O resultado de 2024 surpreendeu um pouco, não pelo seu desenho geral, pois praticamente todas as pesquisas indicavam que a disputa seria acirrada, mas sim pelo fato de Adriane Lopes ter chegado em primeiro lugar. A própria prefeita reafirmou, em mais de uma ocasião, sua surpresa com tal resultado e, obviamente, o utilizou como demonstração da força de sua candidatura.
Tal candidatura foi reforçada, ainda, por apoios de peso: a senadora Tereza Cristina, maior liderança do PP em MS e fiadora da candidatura de Adriane Lopes, conseguiu angariar os apoios do governador Eduardo Riedel (PSDB) e de Jair Bolsonaro (PL). A estratégia de Adriane Lopes nesta eleição foi construída em dois pilares: um pragmático, pela afirmação de que teve pouco tempo à frente da prefeitura da cidade; outro ideológico, de alinhamento claro à direita bolsonarista, mesmo não tendo o apoio oficial de Bolsonaro no 1° turno. Avaliando que tal estratégia foi bem-sucedida, a atual prefeita vem reforçando ainda mais aqueles pilares, principalmente o ideológico, tentando associar Rose Modesto à esquerda.
Rose Modesto, por sua vez, construiu sua campanha em basicamente três bases: sua experiência política e administrativa (já foi vereadora, vice-governadora, deputada federal entre outros cargos); sua posição mais ao centro, que lhe permitiria diálogo com lideranças de todo o espectro político. E, por fim, o de ser a candidata contra as máquinas: federal, representada na candidatura de Camila Jara (PT); estadual, que apoiou Beto Pereira (PSDB); e municipal, encarnada na candidatura de Adriane Lopes. Diante da vantagem obtida por Adriane Lopes no 1° turno, Rose Modesto teve que se deslocar mais para a direita no 2° turno, afirmando e reafirmando ser conservadora em várias entrevistas.
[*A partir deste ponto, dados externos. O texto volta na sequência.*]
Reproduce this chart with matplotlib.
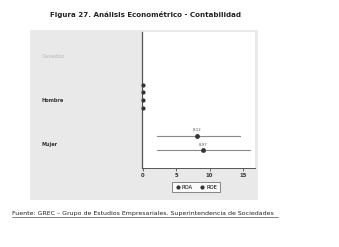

A direita bolsonarista em Campo Grande se dividiu: enquanto a senadora Tereza Cristina apoia Adriane Lopes, por um lado, Capitão Contar (PRTB) e João Catan (PL) apoiam Rose Modesto. Por outro lado, a esquerda, representada majoritariamente pelo PT, declarou neutralidade no 2° turno, mas membros importantes seus vêm fazendo forte campanha anti-Adriane Lopes, o que já assinala seu alinhamento.
Com relação às pesquisas, há para todos os gostos: em algumas, Rose Modesto tem larga vantagem; em outras, é Adriane Lopes quem lidera com folga. Contudo, as duas empresas que conseguiram captar melhor as tendências do eleitorado no 1° turno, a Quaest e a Atlas, apontam empate técnico. A julgar pelo perfil das candidatas (mulheres e conservadoras), pelos apoios (dividindo a direita) e pelos recursos financeiros disponíveis para cada uma delas, a tendência é que o resultado do 2° turno seja muito apertado.
Com relação aos possíveis impactos desse resultado, desenha-se um cenário político-partidário mais plural do que o esperado no início do pleito: o PSDB permanece hegemônico no interior, mas sem o domínio da capital. Uma vitória de Adriane Lopes fortalece ainda mais a senadora Tereza Cristina e o PP no cenário regional, consolidando-a como a grande liderança bolsonarista do estado, ao lado dos deputados federais do PL. Uma vitória de Rose Modesto, por sua vez, implicará no fortalecimento de mais uma agremiação de direita, o União Brasil.
Logo, em ambos os cenários, a centro-direita e a direita em conjunto saem fortalecidas destas eleições. Porém, as divisões e disputas internas neste campo, já muito claras e intensas em 2024, dificilmente serão superadas no curto e no médio prazos, armando-se uma estrutura de competição eleitoral com muitas fissuras, por entre as quais a esquerda regional pode encontrar espaço para tornar o sistema político sul-mato-grossense ainda mais plural, para além das direitas.
Daniel Estevão Ramos de Miranda é professor no curso de Ciências Sociais da Universidade Federal do Mato Grosso do Sul (UFMS).